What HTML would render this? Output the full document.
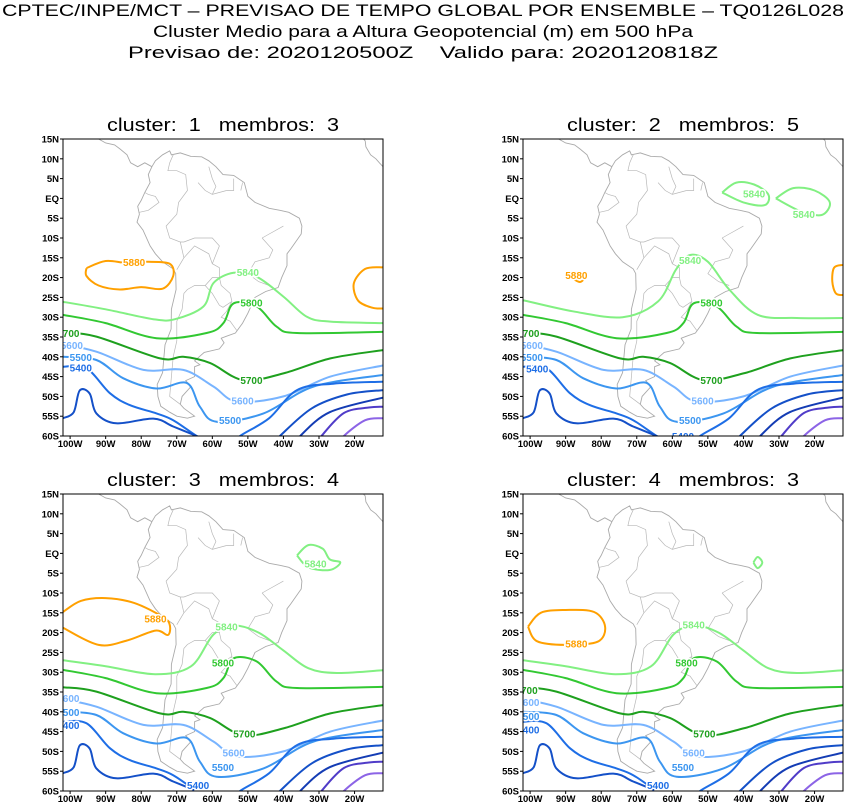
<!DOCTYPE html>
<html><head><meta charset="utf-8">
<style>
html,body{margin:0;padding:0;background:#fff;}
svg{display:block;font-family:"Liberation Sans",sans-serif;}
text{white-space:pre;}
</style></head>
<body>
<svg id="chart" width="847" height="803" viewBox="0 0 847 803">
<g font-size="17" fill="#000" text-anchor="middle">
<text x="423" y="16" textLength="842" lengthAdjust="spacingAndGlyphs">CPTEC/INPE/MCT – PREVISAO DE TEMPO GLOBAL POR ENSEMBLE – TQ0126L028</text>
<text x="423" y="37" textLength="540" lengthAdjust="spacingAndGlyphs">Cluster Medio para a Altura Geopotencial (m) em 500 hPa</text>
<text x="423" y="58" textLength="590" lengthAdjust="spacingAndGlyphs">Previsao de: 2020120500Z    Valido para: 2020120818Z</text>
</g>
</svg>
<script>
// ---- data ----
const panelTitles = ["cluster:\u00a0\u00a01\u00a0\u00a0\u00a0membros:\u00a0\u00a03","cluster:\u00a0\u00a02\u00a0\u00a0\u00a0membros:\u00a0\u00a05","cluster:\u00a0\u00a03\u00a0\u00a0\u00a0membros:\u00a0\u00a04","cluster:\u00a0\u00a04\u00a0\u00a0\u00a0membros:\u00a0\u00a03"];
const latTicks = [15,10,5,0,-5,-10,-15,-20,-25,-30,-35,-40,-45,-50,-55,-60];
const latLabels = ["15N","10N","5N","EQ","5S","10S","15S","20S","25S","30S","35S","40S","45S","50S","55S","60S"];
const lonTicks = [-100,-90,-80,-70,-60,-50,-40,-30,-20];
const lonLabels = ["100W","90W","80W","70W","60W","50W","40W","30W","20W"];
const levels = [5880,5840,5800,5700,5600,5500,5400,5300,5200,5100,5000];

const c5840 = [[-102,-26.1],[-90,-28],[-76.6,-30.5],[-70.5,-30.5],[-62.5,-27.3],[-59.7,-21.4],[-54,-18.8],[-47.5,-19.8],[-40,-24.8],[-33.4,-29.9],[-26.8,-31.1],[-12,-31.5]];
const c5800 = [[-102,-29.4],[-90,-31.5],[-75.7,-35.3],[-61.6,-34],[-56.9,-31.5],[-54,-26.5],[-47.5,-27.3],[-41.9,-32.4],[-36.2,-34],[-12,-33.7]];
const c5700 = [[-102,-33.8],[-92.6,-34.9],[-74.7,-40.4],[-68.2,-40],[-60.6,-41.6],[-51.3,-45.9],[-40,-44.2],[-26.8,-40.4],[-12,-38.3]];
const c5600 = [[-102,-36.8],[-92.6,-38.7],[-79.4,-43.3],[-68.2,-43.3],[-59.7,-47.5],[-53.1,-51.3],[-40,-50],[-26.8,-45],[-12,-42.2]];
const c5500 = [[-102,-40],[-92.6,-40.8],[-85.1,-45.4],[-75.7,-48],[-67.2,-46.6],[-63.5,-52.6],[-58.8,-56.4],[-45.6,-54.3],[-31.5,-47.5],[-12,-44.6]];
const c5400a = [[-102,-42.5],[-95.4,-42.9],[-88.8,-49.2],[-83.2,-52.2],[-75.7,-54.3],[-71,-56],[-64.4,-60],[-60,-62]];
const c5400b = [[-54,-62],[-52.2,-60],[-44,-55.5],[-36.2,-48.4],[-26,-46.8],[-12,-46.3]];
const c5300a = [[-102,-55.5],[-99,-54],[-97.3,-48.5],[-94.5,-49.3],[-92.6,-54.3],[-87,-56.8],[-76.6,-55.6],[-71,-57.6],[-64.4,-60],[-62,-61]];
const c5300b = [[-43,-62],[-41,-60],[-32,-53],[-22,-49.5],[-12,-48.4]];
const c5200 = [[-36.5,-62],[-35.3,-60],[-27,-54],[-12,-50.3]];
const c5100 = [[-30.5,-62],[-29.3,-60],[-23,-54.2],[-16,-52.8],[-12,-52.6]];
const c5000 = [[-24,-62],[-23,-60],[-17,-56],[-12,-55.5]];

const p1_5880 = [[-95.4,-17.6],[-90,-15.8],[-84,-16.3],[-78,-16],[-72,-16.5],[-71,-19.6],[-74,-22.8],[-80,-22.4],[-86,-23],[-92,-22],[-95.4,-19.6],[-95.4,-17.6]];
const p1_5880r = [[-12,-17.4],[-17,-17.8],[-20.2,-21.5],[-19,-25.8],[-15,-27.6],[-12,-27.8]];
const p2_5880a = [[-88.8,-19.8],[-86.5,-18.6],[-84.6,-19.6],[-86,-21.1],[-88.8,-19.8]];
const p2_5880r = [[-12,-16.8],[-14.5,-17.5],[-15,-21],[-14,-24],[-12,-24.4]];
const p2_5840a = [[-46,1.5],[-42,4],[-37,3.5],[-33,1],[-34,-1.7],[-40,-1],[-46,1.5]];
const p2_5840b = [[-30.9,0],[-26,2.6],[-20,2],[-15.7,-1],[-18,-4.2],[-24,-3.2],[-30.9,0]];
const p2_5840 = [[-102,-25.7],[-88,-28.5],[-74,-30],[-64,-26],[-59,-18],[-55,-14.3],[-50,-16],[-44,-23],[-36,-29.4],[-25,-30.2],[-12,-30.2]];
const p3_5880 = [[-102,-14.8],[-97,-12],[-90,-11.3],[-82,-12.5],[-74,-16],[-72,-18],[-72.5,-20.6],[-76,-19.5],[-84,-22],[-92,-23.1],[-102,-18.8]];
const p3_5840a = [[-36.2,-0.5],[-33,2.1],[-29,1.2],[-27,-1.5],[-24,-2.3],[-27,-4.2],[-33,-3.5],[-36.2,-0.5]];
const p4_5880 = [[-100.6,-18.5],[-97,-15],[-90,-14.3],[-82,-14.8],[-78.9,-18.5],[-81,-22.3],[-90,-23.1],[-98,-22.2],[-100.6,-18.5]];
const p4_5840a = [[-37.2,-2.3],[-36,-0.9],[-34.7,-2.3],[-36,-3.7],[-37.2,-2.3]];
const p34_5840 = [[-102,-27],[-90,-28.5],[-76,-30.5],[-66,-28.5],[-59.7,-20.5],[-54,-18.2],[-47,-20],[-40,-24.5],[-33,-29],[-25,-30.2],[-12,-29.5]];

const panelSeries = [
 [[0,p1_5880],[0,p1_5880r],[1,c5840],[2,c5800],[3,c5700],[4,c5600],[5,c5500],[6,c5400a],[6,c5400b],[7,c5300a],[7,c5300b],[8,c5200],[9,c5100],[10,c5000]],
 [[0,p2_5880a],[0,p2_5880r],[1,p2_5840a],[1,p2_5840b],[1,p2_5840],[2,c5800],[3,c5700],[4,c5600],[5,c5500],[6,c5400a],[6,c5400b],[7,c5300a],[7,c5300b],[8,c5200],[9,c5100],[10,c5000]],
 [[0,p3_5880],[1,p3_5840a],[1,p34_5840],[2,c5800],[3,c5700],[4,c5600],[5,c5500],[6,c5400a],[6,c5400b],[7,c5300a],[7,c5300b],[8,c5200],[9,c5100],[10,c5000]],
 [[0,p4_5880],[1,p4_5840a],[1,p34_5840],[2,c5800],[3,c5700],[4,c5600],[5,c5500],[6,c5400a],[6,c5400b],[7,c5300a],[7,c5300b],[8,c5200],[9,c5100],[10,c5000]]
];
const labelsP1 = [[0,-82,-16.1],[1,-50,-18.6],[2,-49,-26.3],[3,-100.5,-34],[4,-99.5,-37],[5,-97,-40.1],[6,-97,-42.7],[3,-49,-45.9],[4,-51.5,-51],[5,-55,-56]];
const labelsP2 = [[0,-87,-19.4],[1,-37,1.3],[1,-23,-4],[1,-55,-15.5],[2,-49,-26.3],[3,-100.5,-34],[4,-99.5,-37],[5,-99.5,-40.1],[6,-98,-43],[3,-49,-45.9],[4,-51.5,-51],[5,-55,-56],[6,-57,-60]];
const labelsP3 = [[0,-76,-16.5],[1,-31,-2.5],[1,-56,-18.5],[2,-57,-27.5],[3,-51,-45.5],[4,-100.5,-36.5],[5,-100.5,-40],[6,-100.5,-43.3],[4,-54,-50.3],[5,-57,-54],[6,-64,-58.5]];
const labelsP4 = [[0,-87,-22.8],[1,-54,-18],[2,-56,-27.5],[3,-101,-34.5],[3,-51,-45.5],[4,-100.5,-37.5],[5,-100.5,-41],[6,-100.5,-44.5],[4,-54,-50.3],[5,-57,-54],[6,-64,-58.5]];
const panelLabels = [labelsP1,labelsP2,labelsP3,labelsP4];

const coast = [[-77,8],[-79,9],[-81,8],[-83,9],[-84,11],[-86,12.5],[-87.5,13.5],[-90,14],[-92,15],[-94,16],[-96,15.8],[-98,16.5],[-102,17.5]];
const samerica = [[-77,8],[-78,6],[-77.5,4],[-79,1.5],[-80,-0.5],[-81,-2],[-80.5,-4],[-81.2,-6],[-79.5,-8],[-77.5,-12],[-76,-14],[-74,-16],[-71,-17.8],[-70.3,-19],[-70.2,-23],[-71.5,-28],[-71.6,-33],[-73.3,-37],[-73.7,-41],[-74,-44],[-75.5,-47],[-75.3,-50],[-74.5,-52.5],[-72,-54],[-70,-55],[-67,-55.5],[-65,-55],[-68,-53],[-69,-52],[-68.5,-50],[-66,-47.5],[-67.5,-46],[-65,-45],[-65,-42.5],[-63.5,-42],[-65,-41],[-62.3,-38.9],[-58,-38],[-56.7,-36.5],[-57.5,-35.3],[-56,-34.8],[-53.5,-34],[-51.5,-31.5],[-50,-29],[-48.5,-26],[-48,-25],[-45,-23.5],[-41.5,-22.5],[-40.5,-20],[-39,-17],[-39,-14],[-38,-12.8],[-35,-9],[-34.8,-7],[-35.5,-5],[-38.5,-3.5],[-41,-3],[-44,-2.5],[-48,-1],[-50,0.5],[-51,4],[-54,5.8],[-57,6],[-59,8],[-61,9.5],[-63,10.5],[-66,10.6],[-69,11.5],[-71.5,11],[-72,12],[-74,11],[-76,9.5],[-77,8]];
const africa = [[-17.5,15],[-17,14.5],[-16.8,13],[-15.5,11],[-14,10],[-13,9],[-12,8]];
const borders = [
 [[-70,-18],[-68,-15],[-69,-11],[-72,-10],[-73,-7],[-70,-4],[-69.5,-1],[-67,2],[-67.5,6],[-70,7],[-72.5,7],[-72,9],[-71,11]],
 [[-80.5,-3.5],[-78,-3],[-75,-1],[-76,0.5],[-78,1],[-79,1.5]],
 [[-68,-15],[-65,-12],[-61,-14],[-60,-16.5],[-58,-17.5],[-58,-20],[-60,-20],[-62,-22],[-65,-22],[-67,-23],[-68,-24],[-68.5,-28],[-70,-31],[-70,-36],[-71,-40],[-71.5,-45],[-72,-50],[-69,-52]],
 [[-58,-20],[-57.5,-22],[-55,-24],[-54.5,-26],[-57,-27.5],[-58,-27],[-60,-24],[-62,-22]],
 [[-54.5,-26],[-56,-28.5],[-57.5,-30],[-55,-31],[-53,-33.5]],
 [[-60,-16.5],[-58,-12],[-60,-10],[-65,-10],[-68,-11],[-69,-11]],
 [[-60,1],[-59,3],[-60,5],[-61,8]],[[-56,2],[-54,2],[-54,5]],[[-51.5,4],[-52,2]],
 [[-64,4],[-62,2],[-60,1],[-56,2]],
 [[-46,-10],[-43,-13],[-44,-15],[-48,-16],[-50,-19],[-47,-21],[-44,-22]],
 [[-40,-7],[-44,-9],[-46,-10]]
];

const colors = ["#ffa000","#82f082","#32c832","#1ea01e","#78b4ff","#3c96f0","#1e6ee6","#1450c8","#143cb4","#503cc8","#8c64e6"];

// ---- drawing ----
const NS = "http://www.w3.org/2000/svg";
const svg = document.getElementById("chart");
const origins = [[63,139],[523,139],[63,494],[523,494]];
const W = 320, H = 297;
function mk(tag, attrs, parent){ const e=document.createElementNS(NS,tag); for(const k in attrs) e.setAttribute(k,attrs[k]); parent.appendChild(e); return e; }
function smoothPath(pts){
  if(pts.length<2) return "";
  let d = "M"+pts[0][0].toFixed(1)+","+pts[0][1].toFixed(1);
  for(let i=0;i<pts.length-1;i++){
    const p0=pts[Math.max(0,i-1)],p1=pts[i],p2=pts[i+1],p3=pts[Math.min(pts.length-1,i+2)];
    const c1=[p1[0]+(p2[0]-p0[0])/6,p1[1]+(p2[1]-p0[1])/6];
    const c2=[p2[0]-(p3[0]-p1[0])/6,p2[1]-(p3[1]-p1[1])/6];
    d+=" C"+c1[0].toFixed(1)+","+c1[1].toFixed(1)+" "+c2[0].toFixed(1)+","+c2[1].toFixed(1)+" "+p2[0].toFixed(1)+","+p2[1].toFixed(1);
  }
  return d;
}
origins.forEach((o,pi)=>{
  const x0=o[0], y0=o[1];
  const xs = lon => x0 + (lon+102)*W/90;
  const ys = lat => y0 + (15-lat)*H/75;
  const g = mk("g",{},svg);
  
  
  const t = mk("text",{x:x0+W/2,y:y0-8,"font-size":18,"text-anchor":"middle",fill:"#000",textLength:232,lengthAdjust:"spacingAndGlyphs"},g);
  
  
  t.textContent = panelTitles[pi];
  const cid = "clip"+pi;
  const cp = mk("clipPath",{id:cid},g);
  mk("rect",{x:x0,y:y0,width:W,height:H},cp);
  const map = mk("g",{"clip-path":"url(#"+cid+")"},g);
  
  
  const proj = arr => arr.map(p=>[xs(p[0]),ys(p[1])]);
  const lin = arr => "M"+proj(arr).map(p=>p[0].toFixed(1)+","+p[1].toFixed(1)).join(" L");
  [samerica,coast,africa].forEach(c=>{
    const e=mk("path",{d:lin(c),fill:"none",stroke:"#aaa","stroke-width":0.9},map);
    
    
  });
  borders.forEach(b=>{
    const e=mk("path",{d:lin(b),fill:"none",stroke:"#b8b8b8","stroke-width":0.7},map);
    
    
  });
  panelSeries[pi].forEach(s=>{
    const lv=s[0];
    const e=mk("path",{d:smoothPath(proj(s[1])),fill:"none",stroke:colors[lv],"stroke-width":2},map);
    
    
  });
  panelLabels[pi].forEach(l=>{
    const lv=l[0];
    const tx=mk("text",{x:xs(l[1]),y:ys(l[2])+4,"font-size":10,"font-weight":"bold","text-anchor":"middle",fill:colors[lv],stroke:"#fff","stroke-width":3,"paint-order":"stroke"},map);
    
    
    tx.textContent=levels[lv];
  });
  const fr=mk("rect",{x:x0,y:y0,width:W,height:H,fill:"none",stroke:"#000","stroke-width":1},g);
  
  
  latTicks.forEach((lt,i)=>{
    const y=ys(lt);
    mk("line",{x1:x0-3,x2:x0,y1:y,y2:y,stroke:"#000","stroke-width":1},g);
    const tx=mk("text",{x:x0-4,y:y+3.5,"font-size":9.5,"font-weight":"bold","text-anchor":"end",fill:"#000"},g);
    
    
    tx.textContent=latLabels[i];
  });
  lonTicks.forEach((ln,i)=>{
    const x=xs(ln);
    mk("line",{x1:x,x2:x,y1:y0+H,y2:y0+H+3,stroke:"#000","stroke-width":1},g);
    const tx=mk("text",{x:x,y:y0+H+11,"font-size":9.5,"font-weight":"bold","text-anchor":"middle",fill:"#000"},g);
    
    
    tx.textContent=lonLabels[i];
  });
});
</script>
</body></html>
*-*-*
▸ **EXERCISE AIM**:
Only the count is wanted: report how many lines of the material above hold the word "document".

▸ **ANSWER FOR THE TASK**:
3